--- BEGIN Recorded information ---

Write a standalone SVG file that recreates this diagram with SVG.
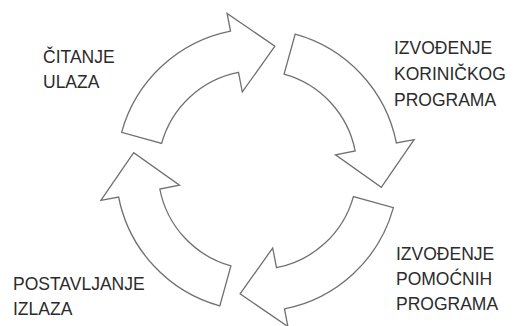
<svg xmlns="http://www.w3.org/2000/svg" width="519" height="326" viewBox="0 0 519 326">
<style>
.arrow{fill:#ffffff;stroke:#707070;stroke-width:1.3;stroke-linejoin:miter}
.lbl{font-family:"Liberation Sans",Arial,sans-serif;font-size:17.5px;fill:#2b2b2b}
</style>
<defs>
<path id="arr" d="M121.6,132.3 A141.5,141.5 0 0 1 230.5,31.1 L227.1,13.4 L274.9,46.2 L242.3,92 L238.5,72.3 A99.5,99.5 0 0 0 161.6,143.4 Z"/>
</defs>
<rect width="519" height="326" fill="#ffffff"/>
<g id="connectors">
<use href="#arr" class="arrow"/>
<use href="#arr" class="arrow" transform="rotate(90 257.5 170)"/>
<use href="#arr" class="arrow" transform="rotate(180 257.5 170)"/>
<use href="#arr" class="arrow" transform="rotate(270 257.5 170)"/>
</g>
<g id="node-citanje">
<text class="lbl" x="43" y="63.3">ČITANJE</text>
<text class="lbl" x="43" y="87.7">ULAZA</text>
</g>
<g id="node-izvodjenje-korisnickog">
<text class="lbl" x="394" y="53.5">IZVOĐENJE</text>
<text class="lbl" x="394" y="80">KORINIČKOG</text>
<text class="lbl" x="394" y="106">PROGRAMA</text>
</g>
<g id="node-izvodjenje-pomocnih">
<text class="lbl" x="396" y="259.5">IZVOĐENJE</text>
<text class="lbl" x="396" y="284.5">POMOĆNIH</text>
<text class="lbl" x="396" y="309.5">PROGRAMA</text>
</g>
<g id="node-postavljanje">
<text class="lbl" x="13" y="289.5">POSTAVLJANJE</text>
<text class="lbl" x="13" y="314.5">IZLAZA</text>
</g>
</svg>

--- END Recorded information ---

▸ Stated exercise:
Skip every picture and transcribe the data above exactly.

▸ Exercise solution:
Write a standalone SVG file that recreates this diagram with SVG.
<svg xmlns="http://www.w3.org/2000/svg" width="519" height="326" viewBox="0 0 519 326">
<style>
.arrow{fill:#ffffff;stroke:#707070;stroke-width:1.3;stroke-linejoin:miter}
.lbl{font-family:"Liberation Sans",Arial,sans-serif;font-size:17.5px;fill:#2b2b2b}
</style>
<defs>
<path id="arr" d="M121.6,132.3 A141.5,141.5 0 0 1 230.5,31.1 L227.1,13.4 L274.9,46.2 L242.3,92 L238.5,72.3 A99.5,99.5 0 0 0 161.6,143.4 Z"/>
</defs>
<rect width="519" height="326" fill="#ffffff"/>
<g id="connectors">
<use href="#arr" class="arrow"/>
<use href="#arr" class="arrow" transform="rotate(90 257.5 170)"/>
<use href="#arr" class="arrow" transform="rotate(180 257.5 170)"/>
<use href="#arr" class="arrow" transform="rotate(270 257.5 170)"/>
</g>
<g id="node-citanje">
<text class="lbl" x="43" y="63.3">ČITANJE</text>
<text class="lbl" x="43" y="87.7">ULAZA</text>
</g>
<g id="node-izvodjenje-korisnickog">
<text class="lbl" x="394" y="53.5">IZVOĐENJE</text>
<text class="lbl" x="394" y="80">KORINIČKOG</text>
<text class="lbl" x="394" y="106">PROGRAMA</text>
</g>
<g id="node-izvodjenje-pomocnih">
<text class="lbl" x="396" y="259.5">IZVOĐENJE</text>
<text class="lbl" x="396" y="284.5">POMOĆNIH</text>
<text class="lbl" x="396" y="309.5">PROGRAMA</text>
</g>
<g id="node-postavljanje">
<text class="lbl" x="13" y="289.5">POSTAVLJANJE</text>
<text class="lbl" x="13" y="314.5">IZLAZA</text>
</g>
</svg>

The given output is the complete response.